Tom Rhodes of the Committee to Protect Journalists (File Photo)

Tom Rhodes of the Committee to Protect Journalists (File Photo)

An Ethiopian court has sentenced two Swedish journalists to 11 years each in prison for charges of supporting terrorism and entering the country illegally. Mohammed Yusuf for VOA spoke to Tom Rhodes of the Committee to Protect Journalists (CPJ) for his take on the court ruling.

Yusuf: As an organization which promotes press freedom and defending the rights of journalists, what do you make of the ruling of the Ethiopian court to sentence two Swedish journalists to 11 years in prison?

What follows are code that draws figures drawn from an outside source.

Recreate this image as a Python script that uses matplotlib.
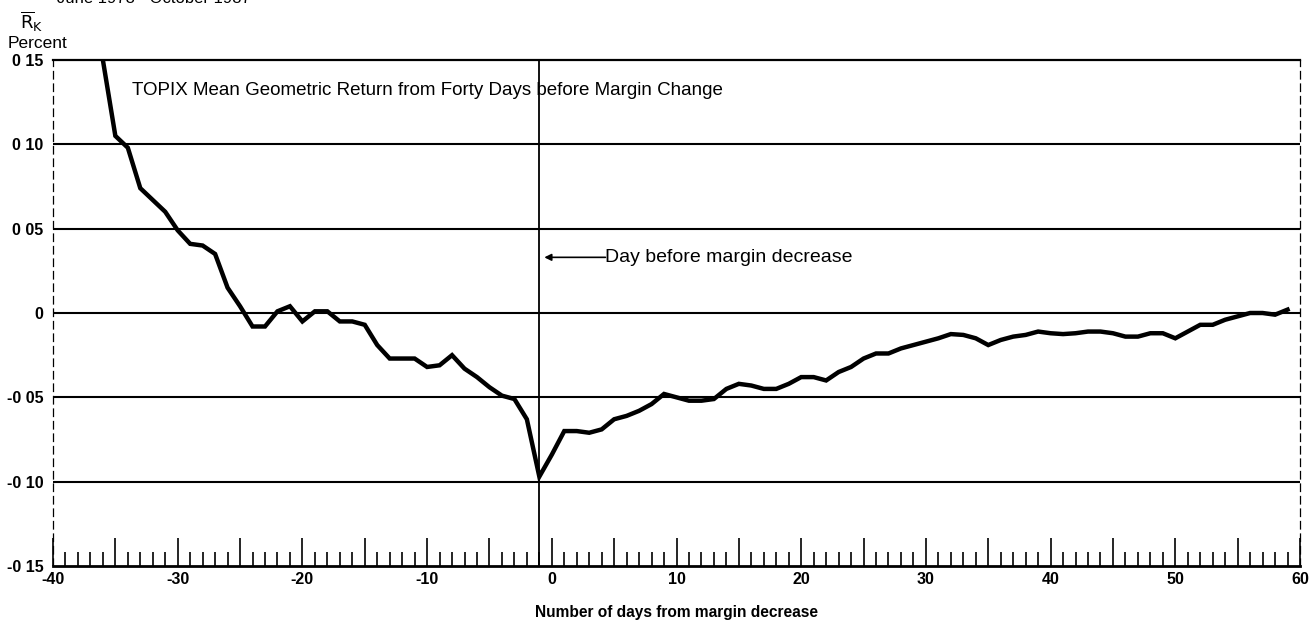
import matplotlib
matplotlib.use("Agg")
import matplotlib.pyplot as plt
import numpy as np

plt.rcParams['font.family'] = ['Liberation Sans', 'DejaVu Sans']

# ---- data ----
days = list(range(-36, 60))
returns = [
    0.150, 0.105, 0.098, 0.074, 0.067, 0.060, 0.049, 0.041, 0.040, 0.035,   # -36..-27
    0.015, 0.004, -0.008, -0.008, 0.001, 0.004, -0.005, 0.001, 0.001, -0.005,  # -26..-17
    -0.005, -0.007, -0.019, -0.027, -0.027, -0.027, -0.032, -0.031, -0.025, -0.033,  # -16..-7
    -0.038, -0.044, -0.049, -0.051, -0.063, -0.097, -0.084, -0.070, -0.070, -0.071,  # -6..3
    -0.069, -0.063, -0.061, -0.058, -0.054, -0.048, -0.050, -0.052, -0.052, -0.051,  # 4..13
    -0.045, -0.042, -0.043, -0.045, -0.045, -0.042, -0.038, -0.038, -0.040, -0.035,  # 14..23
    -0.032, -0.027, -0.024, -0.024, -0.021, -0.019, -0.017, -0.015, -0.0125, -0.013,  # 24..33
    -0.015, -0.019, -0.016, -0.014, -0.013, -0.011, -0.012, -0.0125, -0.012, -0.011,  # 34..43
    -0.011, -0.012, -0.014, -0.014, -0.012, -0.012, -0.015, -0.011, -0.007, -0.007,  # 44..53
    -0.004, -0.002, 0.000, 0.000, -0.001, 0.002,  # 54..59
]
y_ticks = [0.15, 0.10, 0.05, 0.0, -0.05, -0.10, -0.15]
y_labels = ["0 15", "0 10", "0 05", "0", "-0 05", "-0 10", "-0 15"]
x_label_ticks = [-40, -30, -20, -10, 0, 10, 20, 30, 40, 50, 60]
event_day = -1

W, H = 1314, 633
fig = plt.figure(figsize=(W / 100, H / 100), dpi=100)
L, R, T, B = 53, 1300, 60, 566
ax = fig.add_axes([L / W, (H - B) / H, (R - L) / W, (B - T) / H])

ax.set_xlim(-40, 60)
ax.set_ylim(-0.15, 0.15)

# horizontal rules
for yv in [0.10, 0.05, 0.0, -0.05, -0.10]:
    ax.axhline(yv, color='black', lw=1.5, zorder=1)

# vertical event line
ax.axvline(event_day, color='black', lw=1.3, zorder=1)

# curve
ax.plot(days, returns, color='black', lw=3.2, solid_joinstyle='miter', zorder=3)

# spines
ax.spines['top'].set_linewidth(1.6)
ax.spines['bottom'].set_linewidth(2.0)
for s in ['left', 'right']:
    ax.spines[s].set_linestyle((0, (6, 4)))
    ax.spines[s].set_linewidth(0.9)

# x ticks
major = list(range(-40, 61, 5))
ax.set_xticks(major)
ax.set_xticklabels([str(v) if v in x_label_ticks else '' for v in major],
                   fontsize=11.5, fontweight='bold')
ax.set_xticks(list(range(-40, 61, 1)), minor=True)
ax.tick_params(axis='x', which='major', direction='in', length=20, width=1.2, pad=4)
ax.tick_params(axis='x', which='minor', direction='in', length=10, width=1.2)

# y ticks
ax.set_yticks(y_ticks)
ax.set_yticklabels(y_labels, fontsize=11.5, fontweight='bold')
ax.tick_params(axis='y', length=0, pad=7)

ax.set_xlabel('Number of days from margin decrease', fontsize=11.2,
              fontweight='bold', labelpad=13)

# texts
ax.text(-33.66, 0.132, 'TOPIX Mean Geometric Return from Forty Days before Margin Change',
        fontsize=13.5, va='center', ha='left')
ax.annotate('', xy=(-0.6, 0.033), xytext=(4.3, 0.033),
            arrowprops=dict(arrowstyle='-|>', color='black', lw=1.2,
                            mutation_scale=10, shrinkA=0, shrinkB=0))
ax.text(4.3, 0.033, 'Day before margin decrease', fontsize=14, va='center', ha='left')

fig.text(57 / W, 1 - 6 / H, 'June 1978 - October 1987', fontsize=12, va='bottom', ha='left')
fig.text(20 / W, 1 - 22 / H, r'$\overline{\mathrm{R}}_{\mathrm{K}}$', fontsize=13,
         va='center', ha='left')
fig.text(8 / W, 1 - 44 / H, 'Percent', fontsize=12.5, va='center', ha='left')

fig.savefig('out.png', dpi=100)
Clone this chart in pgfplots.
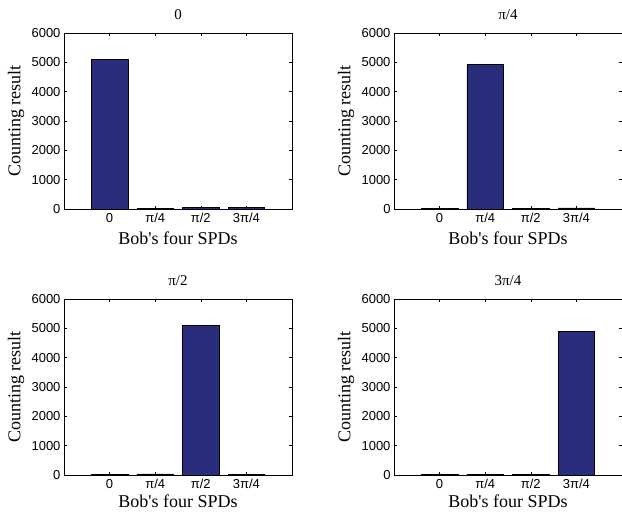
\documentclass[border=0pt]{standalone}
\usepackage{pgfplots}
\pgfplotsset{compat=1.18}
\usepackage{fontspec}
\setmainfont{Liberation Serif}
\newfontfamily\tickfont{Liberation Sans}
\definecolor{barblue}{RGB}{42,45,124}
\pgfplotsset{
  mystyle/.style={
    scale only axis, width=228bp, height=176bp,
    xmin=0, xmax=5, ymin=0, ymax=6000,
    xtick={1,2,3,4}, xticklabels={0,π/4,π/2,3π/4},
    ytick={0,1000,2000,3000,4000,5000,6000},
    scaled y ticks=false,
    /pgf/number format/1000 sep={},
    /pgf/number format/assume math mode=true,
    tick align=inside, tick pos=both,
    xticklabel pos=lower, yticklabel pos=left,
    major tick length=3bp,
    tick style={black, line width=0.5pt},
    axis line style={line width=0.8pt},
    ticklabel style={font=\tickfont\fontsize{13bp}{15bp}\selectfont},
    label style={font=\fontsize{18bp}{20bp}\selectfont},
    title style={font=\fontsize{15bp}{17bp}\selectfont, at={(axis description cs:0.5,1.07)}, anchor=center},
    xlabel={Bob\textquotesingle s four SPDs},
    ylabel={Counting result},
    xlabel style={at={(axis description cs:0.5,-0.166)}, anchor=center, inner sep=0pt},
    ylabel style={at={(axis description cs:-0.21,0.5)}, anchor=center, rotate=0},
    xticklabel style={yshift=-1bp},
    yticklabel style={xshift=0bp},
  },
  lowrow/.style={xlabel style={at={(axis description cs:0.5,-0.148)}}},
  mybar/.style={ybar, bar width=0.8, fill=barblue, draw=black, line width=0.4pt}
}
\begin{document}
\begin{tikzpicture}
\useasboundingbox (0bp,0bp) rectangle (622bp,512bp);
\begin{axis}[mystyle, at={(64bp,303bp)}, anchor=south west, title={0}]
\addplot[mybar] coordinates {(1,5100) (2,25) (3,50) (4,50)};
\end{axis}
\begin{axis}[mystyle, at={(394bp,303bp)}, anchor=south west, title={π/4}]
\addplot[mybar] coordinates {(1,20) (2,4930) (3,25) (4,40)};
\end{axis}
\begin{axis}[mystyle, lowrow, at={(64bp,37bp)}, anchor=south west, title={π/2}]
\addplot[mybar] coordinates {(1,20) (2,40) (3,5100) (4,20)};
\end{axis}
\begin{axis}[mystyle, lowrow, at={(394bp,37bp)}, anchor=south west, title={3π/4}]
\addplot[mybar] coordinates {(1,20) (2,20) (3,20) (4,4900)};
\end{axis}
\end{tikzpicture}
\end{document}
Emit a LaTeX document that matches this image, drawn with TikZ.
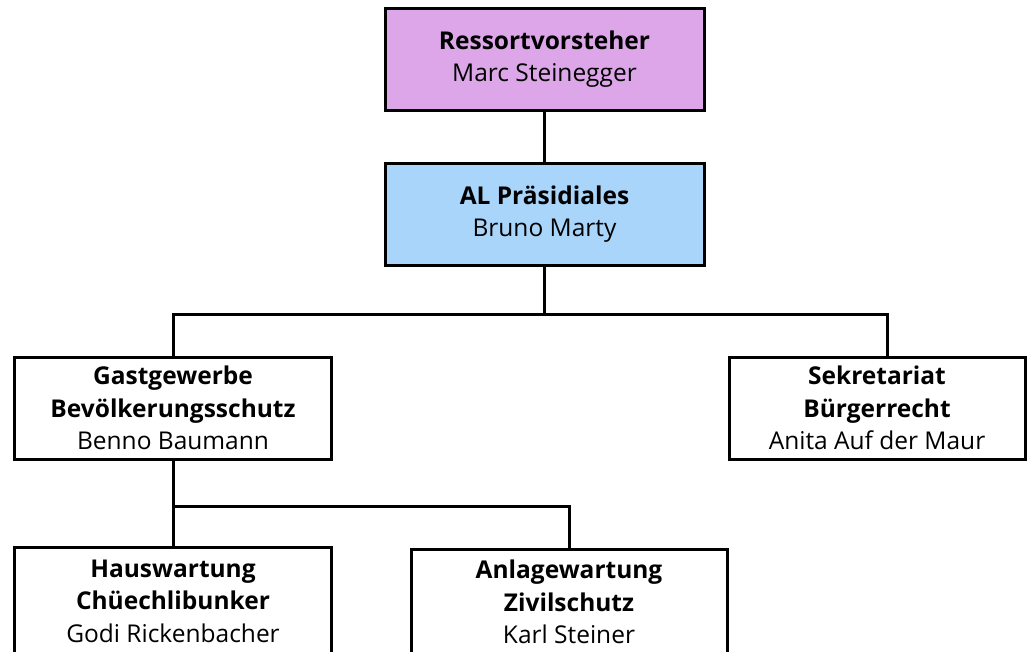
\documentclass[tikz,border=0pt]{standalone}
\usepackage{xcolor}
\usepackage{fontspec}
\setmainfont{Open Sans}
\usepackage{tikz}

\definecolor{ressortcol}{RGB}{220,166,232}
\definecolor{alcol}{RGB}{170,213,250}

\begin{document}
\begin{tikzpicture}[x=1pt,y=1pt,yscale=-1,xscale=1,
  orgbox/.style={draw, line width=3pt, rectangle, inner sep=0pt, minimum height=102pt, align=center, font=\fontsize{24.5}{32.5}\selectfont},
  orgline/.style={line width=3pt, line join=miter}]
\useasboundingbox (0,0) rectangle (1027,651);
\clip (0,0) rectangle (1027,651);
%Boxes
\node (ressort) at (544.5,59) [orgbox, fill=ressortcol, minimum width=319pt] {\textbf{Ressortvorsteher}\\Marc Steinegger};
\node (al) at (544.5,214) [orgbox, fill=alcol, minimum width=319pt] {\textbf{AL Präsidiales}\\Bruno Marty};
\node (gast) at (173,408) [orgbox, fill=white, minimum width=317pt] {\textbf{Gastgewerbe}\\\textbf{Bevölkerungsschutz}\\Benno Baumann};
\node (sek) at (877,408) [orgbox, fill=white, minimum width=296pt] {\textbf{Sekretariat}\\\textbf{Bürgerrecht}\\Anita Auf der Maur};
\node (haus) at (173,601) [orgbox, fill=white, minimum width=317pt, minimum height=108pt] {\textbf{Hauswartung}\\\textbf{Chüechlibunker}\\Godi Rickenbacher};
\node (anlage) at (569,602) [orgbox, fill=white, minimum width=316pt, minimum height=106pt] {\textbf{Anlagewartung}\\\textbf{Zivilschutz}\\Karl Steiner};
%Lines
\coordinate (bus1) at (544.5,314);
\coordinate (sekin) at (887,357);
\coordinate (bus2) at (173,506);
\draw [orgline] (ressort) -- (al);
\draw [orgline] (al.south) -- (bus1) -| (gast.north);
\draw [orgline] (bus1) -| (sekin);
\draw [orgline] (gast.south) -- (haus.north);
\draw [orgline] (bus2) -| (anlage.north);
\end{tikzpicture}
\end{document}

Rhodes: We feel like this is a politicized court case and it’s more a sort of indicator of the insecurities of the ruling party rather than a legitimate rebuttal for what these journalists did. I mean you know the Swedish government, CPJ and press freedom organizations and other journalists within Ethiopia itself have all said the same thing: these two were journalists doing their job. Yes, they crossed illegally and this was an offense but this idea of them promoting terrorism just seems like a politicized move in that part.

Yusuf: Did the journalists break the law?

Rhodes: You know the only law they broke and even admitted it quite openly is crossing over the border illegally. But I can’t think of any country in the world where one gets 11 years imprisonment for crossing the border illegally. This is the only offense I think. It’s unfortunately what is bogging us down is the 2009 anti-terrorism law which clearly is used far too easily in a sweeping fashion to suppress.

Yusuf: Do you think they had a fair trial?

Rhodes: No not at all. You know first, we had the prime minister himself publicly declaring that they are terrorists before even the trial began. Another did it on less direct terms but he also made the same comment in parliament two weeks later. So in my view and the view of CPJ we feel that the outcome was already predicted before the court case began.

Yusuf: Today’s (Tuesday's) ruling, what does it say about Ethiopia's record on press freedom?

Rhodes: My fear is that we are going back in time where we are returning to the dark days of 2005 when there was a mass crackdown on journalists after the elections. I am also afraid that Ethiopia, whose press freedom was always to some extent - actually quite a significant extent - better than their neighbors, Eritrea, is now sinking into the same level of their neighbors.